## Material for the task:
▬▬▬

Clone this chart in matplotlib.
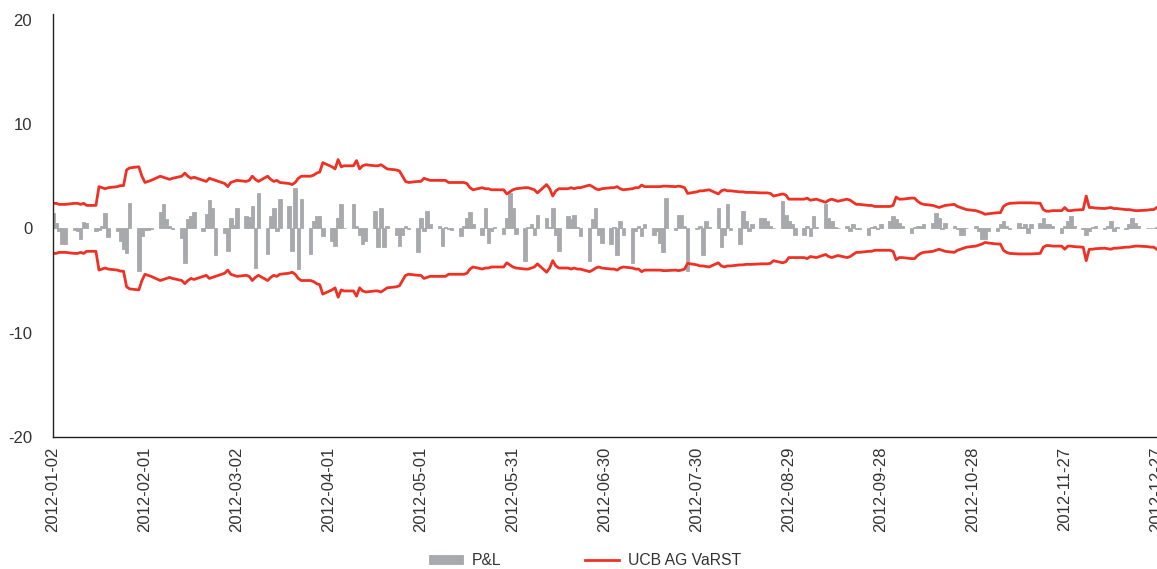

▬▬▬

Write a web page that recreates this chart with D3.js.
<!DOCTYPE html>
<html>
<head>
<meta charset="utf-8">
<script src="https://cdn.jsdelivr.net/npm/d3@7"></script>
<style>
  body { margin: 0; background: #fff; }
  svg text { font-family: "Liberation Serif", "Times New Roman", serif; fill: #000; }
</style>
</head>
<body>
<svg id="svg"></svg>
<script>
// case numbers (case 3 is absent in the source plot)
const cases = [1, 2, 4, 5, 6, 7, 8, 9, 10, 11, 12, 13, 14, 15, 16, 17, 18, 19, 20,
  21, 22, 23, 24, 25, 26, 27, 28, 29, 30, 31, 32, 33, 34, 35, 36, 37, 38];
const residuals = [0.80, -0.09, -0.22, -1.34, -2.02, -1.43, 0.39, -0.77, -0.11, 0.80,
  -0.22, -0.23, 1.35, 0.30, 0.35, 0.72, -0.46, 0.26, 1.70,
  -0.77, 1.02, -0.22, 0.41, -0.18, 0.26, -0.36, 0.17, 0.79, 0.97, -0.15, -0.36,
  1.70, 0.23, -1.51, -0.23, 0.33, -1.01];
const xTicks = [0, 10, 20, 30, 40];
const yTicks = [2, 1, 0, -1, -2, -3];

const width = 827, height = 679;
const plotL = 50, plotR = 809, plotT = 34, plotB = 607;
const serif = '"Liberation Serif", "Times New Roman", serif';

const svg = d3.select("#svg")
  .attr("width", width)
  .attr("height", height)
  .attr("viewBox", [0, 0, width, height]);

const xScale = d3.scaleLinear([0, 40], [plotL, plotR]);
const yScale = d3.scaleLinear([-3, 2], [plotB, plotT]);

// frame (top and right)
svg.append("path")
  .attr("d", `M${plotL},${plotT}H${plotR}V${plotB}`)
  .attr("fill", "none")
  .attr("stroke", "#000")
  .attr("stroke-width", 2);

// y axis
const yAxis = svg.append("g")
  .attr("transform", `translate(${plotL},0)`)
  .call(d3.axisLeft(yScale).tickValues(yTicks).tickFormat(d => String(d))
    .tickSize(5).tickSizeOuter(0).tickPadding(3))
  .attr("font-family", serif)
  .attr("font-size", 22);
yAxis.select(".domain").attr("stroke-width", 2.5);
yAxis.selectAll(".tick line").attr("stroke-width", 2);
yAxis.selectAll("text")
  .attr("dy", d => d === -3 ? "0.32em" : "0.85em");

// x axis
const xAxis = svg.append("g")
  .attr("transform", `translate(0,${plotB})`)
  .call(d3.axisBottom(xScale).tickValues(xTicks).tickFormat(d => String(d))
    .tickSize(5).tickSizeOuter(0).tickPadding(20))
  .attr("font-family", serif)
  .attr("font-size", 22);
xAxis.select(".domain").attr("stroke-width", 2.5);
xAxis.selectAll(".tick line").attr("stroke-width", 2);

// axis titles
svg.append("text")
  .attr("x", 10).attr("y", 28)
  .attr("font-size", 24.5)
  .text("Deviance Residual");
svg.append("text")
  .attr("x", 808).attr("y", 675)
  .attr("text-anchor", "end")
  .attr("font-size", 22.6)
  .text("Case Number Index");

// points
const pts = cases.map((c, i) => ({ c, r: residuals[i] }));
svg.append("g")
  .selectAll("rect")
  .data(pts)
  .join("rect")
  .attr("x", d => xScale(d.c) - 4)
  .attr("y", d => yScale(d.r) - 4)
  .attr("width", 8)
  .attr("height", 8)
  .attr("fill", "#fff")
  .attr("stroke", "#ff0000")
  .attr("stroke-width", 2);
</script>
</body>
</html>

▬▬▬

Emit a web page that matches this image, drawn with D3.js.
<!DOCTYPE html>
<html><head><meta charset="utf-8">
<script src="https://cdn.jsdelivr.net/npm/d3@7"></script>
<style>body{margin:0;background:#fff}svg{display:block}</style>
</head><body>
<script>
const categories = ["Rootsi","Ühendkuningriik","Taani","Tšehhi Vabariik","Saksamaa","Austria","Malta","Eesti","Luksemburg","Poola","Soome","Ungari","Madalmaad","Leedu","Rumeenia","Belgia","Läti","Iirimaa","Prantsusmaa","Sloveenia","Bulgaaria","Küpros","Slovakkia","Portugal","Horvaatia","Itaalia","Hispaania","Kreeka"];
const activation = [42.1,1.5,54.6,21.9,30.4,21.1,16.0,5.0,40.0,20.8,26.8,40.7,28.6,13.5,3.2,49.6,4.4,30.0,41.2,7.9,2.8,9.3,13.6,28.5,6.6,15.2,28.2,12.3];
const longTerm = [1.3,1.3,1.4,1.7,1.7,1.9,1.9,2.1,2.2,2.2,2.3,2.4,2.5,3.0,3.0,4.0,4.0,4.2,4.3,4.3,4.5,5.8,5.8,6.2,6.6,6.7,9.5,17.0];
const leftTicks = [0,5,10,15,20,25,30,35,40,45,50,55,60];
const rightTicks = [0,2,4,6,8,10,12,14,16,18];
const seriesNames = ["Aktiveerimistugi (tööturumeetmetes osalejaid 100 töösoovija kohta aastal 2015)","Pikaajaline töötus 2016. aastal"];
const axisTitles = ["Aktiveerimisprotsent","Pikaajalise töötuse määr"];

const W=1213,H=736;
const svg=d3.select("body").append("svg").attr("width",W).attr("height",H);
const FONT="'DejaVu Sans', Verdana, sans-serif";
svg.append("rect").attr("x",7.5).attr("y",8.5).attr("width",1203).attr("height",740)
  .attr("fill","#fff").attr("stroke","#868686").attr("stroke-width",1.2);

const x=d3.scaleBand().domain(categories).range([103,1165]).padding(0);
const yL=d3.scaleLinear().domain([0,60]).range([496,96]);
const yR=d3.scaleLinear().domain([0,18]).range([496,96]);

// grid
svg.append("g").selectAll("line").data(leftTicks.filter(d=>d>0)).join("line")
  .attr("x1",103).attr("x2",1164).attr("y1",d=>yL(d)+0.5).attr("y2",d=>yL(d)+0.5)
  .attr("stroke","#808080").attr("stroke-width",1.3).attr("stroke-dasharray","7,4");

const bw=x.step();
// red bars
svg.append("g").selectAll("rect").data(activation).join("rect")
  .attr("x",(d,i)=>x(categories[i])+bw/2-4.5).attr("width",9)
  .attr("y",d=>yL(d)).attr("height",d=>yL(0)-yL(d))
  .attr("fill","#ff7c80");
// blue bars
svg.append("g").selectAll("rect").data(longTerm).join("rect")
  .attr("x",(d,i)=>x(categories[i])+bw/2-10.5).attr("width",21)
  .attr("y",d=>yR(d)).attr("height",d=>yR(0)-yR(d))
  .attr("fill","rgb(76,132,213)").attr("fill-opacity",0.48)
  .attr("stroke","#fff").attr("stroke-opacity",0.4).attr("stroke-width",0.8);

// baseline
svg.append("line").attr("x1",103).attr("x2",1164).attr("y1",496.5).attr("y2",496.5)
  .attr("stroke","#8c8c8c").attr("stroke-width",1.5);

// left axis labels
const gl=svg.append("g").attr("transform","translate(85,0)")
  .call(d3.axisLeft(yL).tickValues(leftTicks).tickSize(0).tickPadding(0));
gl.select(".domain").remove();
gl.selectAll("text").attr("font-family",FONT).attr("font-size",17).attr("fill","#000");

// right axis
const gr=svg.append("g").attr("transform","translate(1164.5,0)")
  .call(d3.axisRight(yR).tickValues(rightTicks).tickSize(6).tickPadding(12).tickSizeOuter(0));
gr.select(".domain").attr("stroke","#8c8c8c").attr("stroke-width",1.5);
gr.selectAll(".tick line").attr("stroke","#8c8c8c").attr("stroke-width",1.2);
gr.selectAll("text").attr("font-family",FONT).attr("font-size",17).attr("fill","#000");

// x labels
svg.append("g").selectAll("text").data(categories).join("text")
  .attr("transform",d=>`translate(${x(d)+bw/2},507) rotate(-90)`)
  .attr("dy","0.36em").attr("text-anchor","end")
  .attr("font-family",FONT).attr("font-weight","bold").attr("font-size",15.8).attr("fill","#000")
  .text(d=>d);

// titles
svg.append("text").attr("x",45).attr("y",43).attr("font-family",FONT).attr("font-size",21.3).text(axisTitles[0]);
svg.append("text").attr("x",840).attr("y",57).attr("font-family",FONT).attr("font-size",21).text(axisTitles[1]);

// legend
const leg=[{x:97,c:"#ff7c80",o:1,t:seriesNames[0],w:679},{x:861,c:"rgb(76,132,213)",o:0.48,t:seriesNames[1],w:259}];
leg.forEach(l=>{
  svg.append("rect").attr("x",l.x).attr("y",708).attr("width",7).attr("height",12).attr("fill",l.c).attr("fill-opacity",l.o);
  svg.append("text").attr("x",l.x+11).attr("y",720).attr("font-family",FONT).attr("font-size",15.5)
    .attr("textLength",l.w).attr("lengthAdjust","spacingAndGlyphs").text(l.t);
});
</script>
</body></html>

▬▬▬

## Short problem:
From the entries above, copy every line that holds the word "chart".

## Response to this exercise:
Clone this chart in matplotlib.
Write a web page that recreates this chart with D3.js.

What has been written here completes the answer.